Fui attraversato ancora da quello sconcertante senso di familiarità. Ero sembrato anch’io così sciocco e vano a coloro che mi avevano conosciuto e condannato? Oh, misera, misera creatura che, fra tutti i luoghi possibili, hai trascorso la tua vita soprannaturale proprio in questo luogo così dolorosamente artificiale, coi suoi passeggeri vecchi e tristi, nel fasto pacchiano di appartamenti squallidi, isolato dal grande universo pieno di vero splendore che si trova là fuori.

Soltanto dopo un bel po’ di tempo piegò il capo, e fece scorrere le dita lungo il risvolto della giacca.
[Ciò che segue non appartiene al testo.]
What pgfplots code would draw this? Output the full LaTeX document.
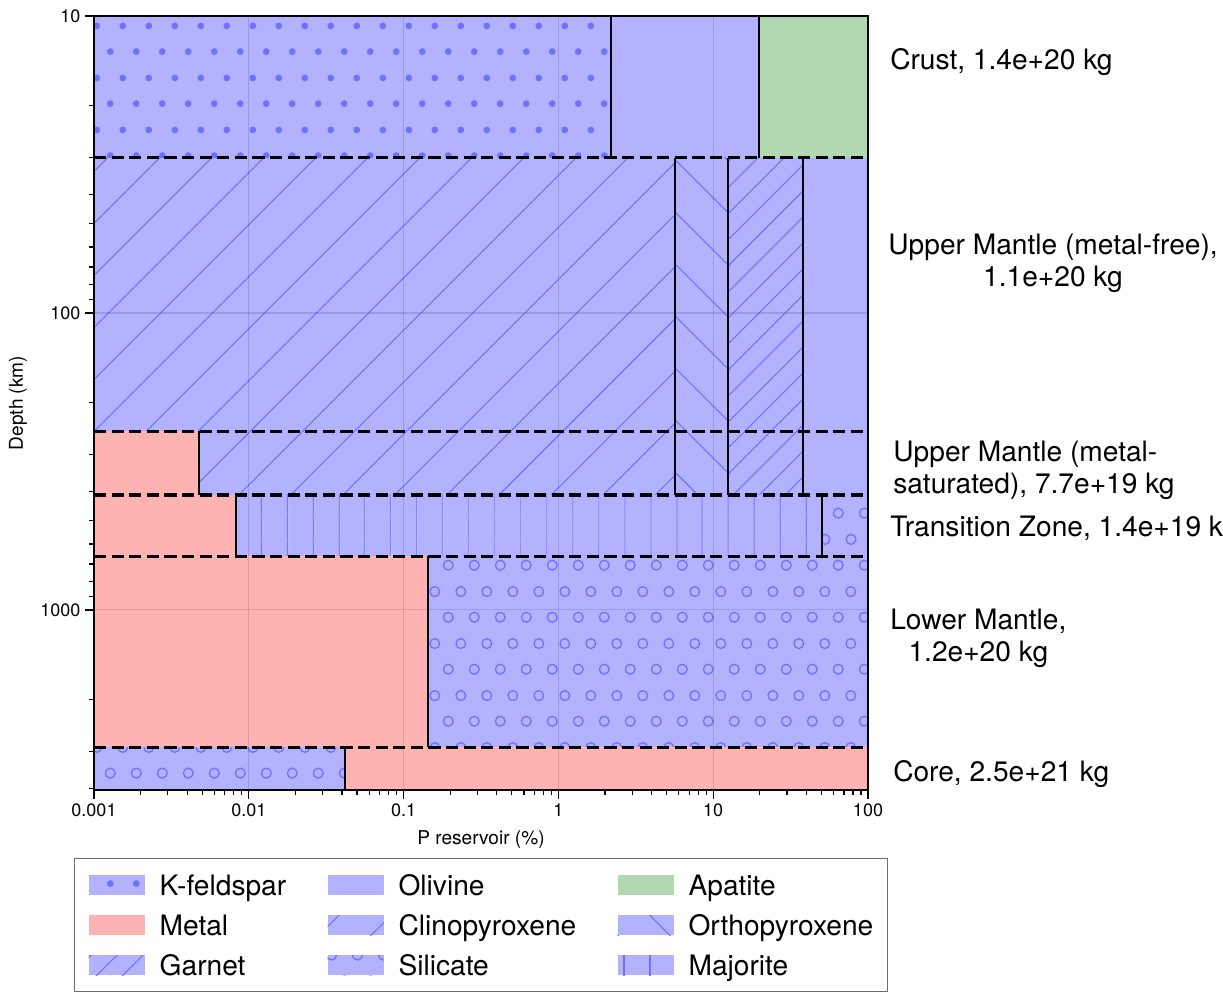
\documentclass[border=0pt]{standalone}
\usepackage{fontspec}
\setmainfont{TeX Gyre Heros}
\usepackage{pgfplots}
\pgfplotsset{compat=1.18}
\usetikzlibrary{patterns.meta}

\definecolor{fblue}{RGB}{178,178,255}
\definecolor{fred}{RGB}{255,178,178}
\definecolor{fgreen}{RGB}{178,216,178}
\definecolor{hblue}{RGB}{112,112,255}
\definecolor{lgframe}{RGB}{110,110,110}

\tikzdeclarepattern{
  name=kdots, type=uncolored,
  bounding box={(0pt,0pt) and (19.5pt,39pt)},
  tile size={(19.5pt,39pt)},
  code={\fill (4.875pt,4.875pt) circle (2.6pt); \fill (14.625pt,24.375pt) circle (2.6pt);}
}
\tikzdeclarepattern{
  name=ocircles, type=uncolored,
  bounding box={(0pt,0pt) and (19.5pt,39pt)},
  tile size={(19.5pt,39pt)},
  code={\draw[line width=1pt] (4.875pt,9.75pt) circle (3.75pt); \draw[line width=1pt] (14.625pt,29.25pt) circle (3.75pt);}
}

\tikzset{
 kfeld/.style={fill=fblue, postaction={draw=none, pattern=kdots, pattern color=hblue}},
 olivine/.style={fill=fblue},
 apatite/.style={fill=fgreen},
 metal/.style={fill=fred},
 clino/.style={fill=fblue, postaction={draw=none, pattern={Lines[angle=45,distance=27.6pt,line width=0.8pt]}, pattern color=hblue}},
 ortho/.style={fill=fblue, postaction={draw=none, pattern={Lines[angle=-45,distance=27.6pt,line width=0.8pt]}, pattern color=hblue}},
 garnet/.style={fill=fblue, postaction={draw=none, pattern={Lines[angle=45,distance=13.8pt,line width=0.8pt]}, pattern color=hblue}},
 silicate/.style={fill=fblue, postaction={draw=none, pattern=ocircles, pattern color=hblue}},
 majorite/.style={fill=fblue, postaction={draw=none, pattern={Lines[angle=90,distance=19.5pt,line width=0.8pt]}, pattern color=hblue}},
 vline/.style={black, line width=1.3pt},
 hdash/.style={black, line width=2.4pt, dash pattern=on 9.2pt off 4pt},
}

\newcommand{\biglab}{\fontsize{21.1}{24}\selectfont}
\newcommand{\ticklab}{\fontsize{13.5}{16}\selectfont}

\begin{document}
\begin{tikzpicture}
\begin{axis}[
 at={(0pt,0pt)}, anchor=south west,
 scale only axis, width=580.5pt, height=580.5pt,
 xmode=log, ymode=log, y dir=reverse,
 xmin=0.001, xmax=100, ymin=10, ymax=4040,
 xtick={0.001,0.01,0.1,1,10,100}, xticklabels={0.001,0.01,0.1,1,10,100},
 ytick={10,100,1000}, yticklabels={10,100,1000},
 minor xtick={0.002,0.003,0.004,0.005,0.006,0.007,0.008,0.009,0.02,0.03,0.04,0.05,0.06,0.07,0.08,0.09,0.2,0.3,0.4,0.5,0.6,0.7,0.8,0.9,2,3,4,5,6,7,8,9,20,30,40,50,60,70,80,90},
 minor ytick={20,30,40,50,60,70,80,90,200,300,400,500,600,700,800,900,2000,3000,4000},
 tick align=outside, xtick pos=bottom, ytick pos=left,
 major tick length=6.75pt, minor tick length=3.5pt,
 tick style={black, line width=0.9pt},
 grid=major, major grid style={black, opacity=0.13, line width=0.8pt},
 axis line style={line width=1pt},
 axis on top,
 clip=false,
 /pgf/number format/assume math mode=true,
 ticklabel style={font=\ticklab},
 label style={font=\fontsize{14.3}{17}\selectfont},
 xlabel={P reservoir (\%)}, ylabel={Depth (km)},
 xlabel style={at={(axis description cs:0.5,-0.064)}, anchor=center},
 ylabel style={at={(axis description cs:-0.0982,0.5)}, anchor=center},
 legend image code/.code={\path[#1, draw=none] (0pt,-7.5pt) rectangle (42pt,7.5pt);},
 legend columns=3,
 legend style={at={(0.5,-0.0879)}, anchor=north, draw=lgframe, line width=0.8pt,
   font=\biglab, inner xsep=10.5pt, inner ysep=10.5pt, row sep=11pt,
   nodes={inner sep=0pt, text height=17pt, text depth=2pt},
   /tikz/every odd column/.style={column sep=11.25pt},
   /tikz/every even column/.style={column sep=31pt},
   cells={anchor=west}},
]
% Crust 10-30
\addplot[kfeld, draw=none, forget plot] coordinates {(0.001,10) (2.187,10) (2.187,30) (0.001,30)} -- cycle;
\addplot[olivine, draw=none, forget plot] coordinates {(2.187,10) (19.8,10) (19.8,30) (2.187,30)} -- cycle;
\addplot[apatite, draw=none, forget plot] coordinates {(19.8,10) (100,10) (100,30) (19.8,30)} -- cycle;
% Upper mantle metal-free 30-250
\addplot[clino, draw=none, forget plot] coordinates {(0.001,30) (5.666,30) (5.666,250) (0.001,250)} -- cycle;
\addplot[ortho, draw=none, forget plot] coordinates {(5.666,30) (12.46,30) (12.46,250) (5.666,250)} -- cycle;
\addplot[garnet, draw=none, forget plot] coordinates {(12.46,30) (38.03,30) (38.03,250) (12.46,250)} -- cycle;
\addplot[olivine, draw=none, forget plot] coordinates {(38.03,30) (100,30) (100,250) (38.03,250)} -- cycle;
% Upper mantle metal-saturated 250-410
\addplot[metal, draw=none, forget plot] coordinates {(0.001,250) (0.004768,250) (0.004768,410) (0.001,410)} -- cycle;
\addplot[clino, draw=none, forget plot] coordinates {(0.004768,250) (5.666,250) (5.666,410) (0.004768,410)} -- cycle;
\addplot[ortho, draw=none, forget plot] coordinates {(5.666,250) (12.46,250) (12.46,410) (5.666,410)} -- cycle;
\addplot[garnet, draw=none, forget plot] coordinates {(12.46,250) (38.03,250) (38.03,410) (12.46,410)} -- cycle;
\addplot[olivine, draw=none, forget plot] coordinates {(38.03,250) (100,250) (100,410) (38.03,410)} -- cycle;
% Transition zone 410-660
\addplot[metal, draw=none, forget plot] coordinates {(0.001,410) (0.008268,410) (0.008268,660) (0.001,660)} -- cycle;
\addplot[majorite, draw=none, forget plot] coordinates {(0.008268,410) (50.44,410) (50.44,660) (0.008268,660)} -- cycle;
\addplot[silicate, draw=none, forget plot] coordinates {(50.44,410) (100,410) (100,660) (50.44,660)} -- cycle;
% Lower mantle 660-2900
\addplot[metal, draw=none, forget plot] coordinates {(0.001,660) (0.1438,660) (0.1438,2900) (0.001,2900)} -- cycle;
\addplot[silicate, draw=none, forget plot] coordinates {(0.1438,660) (100,660) (100,2900) (0.1438,2900)} -- cycle;
% Core 2900-4040
\addplot[silicate, draw=none, forget plot] coordinates {(0.001,2900) (0.04182,2900) (0.04182,4040) (0.001,4040)} -- cycle;
\addplot[metal, draw=none, forget plot] coordinates {(0.04182,2900) (100,2900) (100,4040) (0.04182,4040)} -- cycle;

% vertical boundaries
\addplot[vline, forget plot] coordinates {(2.187,10) (2.187,30)};
\addplot[vline, forget plot] coordinates {(19.8,10) (19.8,30)};
\addplot[vline, forget plot] coordinates {(5.666,30) (5.666,410)};
\addplot[vline, forget plot] coordinates {(12.46,30) (12.46,410)};
\addplot[vline, forget plot] coordinates {(38.03,30) (38.03,410)};
\addplot[vline, forget plot] coordinates {(0.004768,250) (0.004768,410)};
\addplot[vline, forget plot] coordinates {(0.008268,410) (0.008268,660)};
\addplot[vline, forget plot] coordinates {(50.44,410) (50.44,660)};
\addplot[vline, forget plot] coordinates {(0.1438,660) (0.1438,2900)};
\addplot[vline, forget plot] coordinates {(0.04182,2900) (0.04182,4040)};

% dashed layer boundaries
\addplot[hdash, forget plot] coordinates {(0.001,30) (100,30)};
\addplot[hdash, forget plot] coordinates {(0.001,250) (100,250)};
\addplot[hdash, forget plot] coordinates {(0.001,410) (100,410)};
\addplot[hdash, forget plot] coordinates {(0.001,660) (100,660)};
\addplot[hdash, forget plot] coordinates {(0.001,2900) (100,2900)};

% legend (row-wise order)
\addlegendimage{kfeld}\addlegendentry{K-feldspar}
\addlegendimage{olivine}\addlegendentry{Olivine}
\addlegendimage{apatite}\addlegendentry{Apatite}
\addlegendimage{metal}\addlegendentry{Metal}
\addlegendimage{clino}\addlegendentry{Clinopyroxene}
\addlegendimage{ortho}\addlegendentry{Orthopyroxene}
\addlegendimage{garnet}\addlegendentry{Garnet}
\addlegendimage{silicate}\addlegendentry{Silicate}
\addlegendimage{majorite}\addlegendentry{Majorite}

% layer labels
\node[anchor=west, inner sep=0pt, font=\biglab, align=left, xshift=16.5pt, yshift=-2.25pt] at (axis cs:100,13.96) {Crust, 1.4e+20 kg};
\node[anchor=west, inner sep=0pt, font=\biglab, align=center, xshift=15pt, yshift=-2.25pt] at (axis cs:100,66.3) {Upper Mantle (metal-free),\\1.1e+20 kg};
\node[anchor=west, inner sep=0pt, font=\biglab, align=left, xshift=18.75pt, yshift=-2.25pt] at (axis cs:100,332) {Upper Mantle (metal-\\saturated), 7.7e+19 kg};
\node[anchor=west, inner sep=0pt, font=\biglab, align=left, xshift=16.5pt, yshift=-2.25pt] at (axis cs:100,521) {Transition Zone, 1.4e+19 kg};
\node[anchor=west, inner sep=0pt, font=\biglab, align=center, xshift=16.5pt, yshift=-2.25pt] at (axis cs:100,1213) {Lower Mantle,\\1.2e+20 kg};
\node[anchor=west, inner sep=0pt, font=\biglab, align=left, xshift=18.75pt, yshift=-2.25pt] at (axis cs:100,3484) {Core, 2.5e+21 kg};
\end{axis}
\pgfresetboundingbox
\path[use as bounding box] (-70.5pt,-153pt) rectangle (846.75pt,592.5pt);
\end{tikzpicture}
\end{document}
Un gatto che si lecca il pelo non sarebbe potuto sembrare più rilassato. Con quale amore accarezzava quell’irrilevante pezzo di stoffa! Era più indicativo dell’intera tragedia di qualunque altra cosa avesse fatto.

Poi, girando il capo prima da un lato e poi dall’altro, e vedendo sulla sua destra soltanto un paio di passeggeri lontani e rivolti in tutt’altra direzione, s’innalzò all’improvviso dal ponte, scomparendo all’istante!

Era volato via. E io rimasi a tremare al di qua della porta di vetro, guardando quel luogo deserto, col sudore che mi correva lungo il volto e la schiena, e udii David che mi sussurrava qualcosa in un orecchio.

«Vieni, vecchio mio, andiamo a cena al Queens Grill.»

Mi voltai e vidi l’espressione forzata del suo volto. James era ancora abbastanza vicino da sentirci! Abbastanza da udire qualunque cosa insolita senza nemmeno farlo apposta.

«Sì, il Queens Grill», dissi, cercando di non pensare a quello che Jake aveva detto la sera prima, e cioè che il tipo non era ancora comparso in quella sala nemmeno per un solo pasto. «Non ho fame in realtà, ma ci si stanca tanto, vero, a starsene in giro?»

Anche David stava tremando. Ma era anche terribilmente eccitato. «Oh, devo avvertirti che sono tutti in smoking, lassù, ma ci dovranno servire perché siamo appena saliti a bordo», disse in tono affettato, mentre tornavamo indietro attraverso la sala e ci dirigevamo poi verso la scala lì vicino.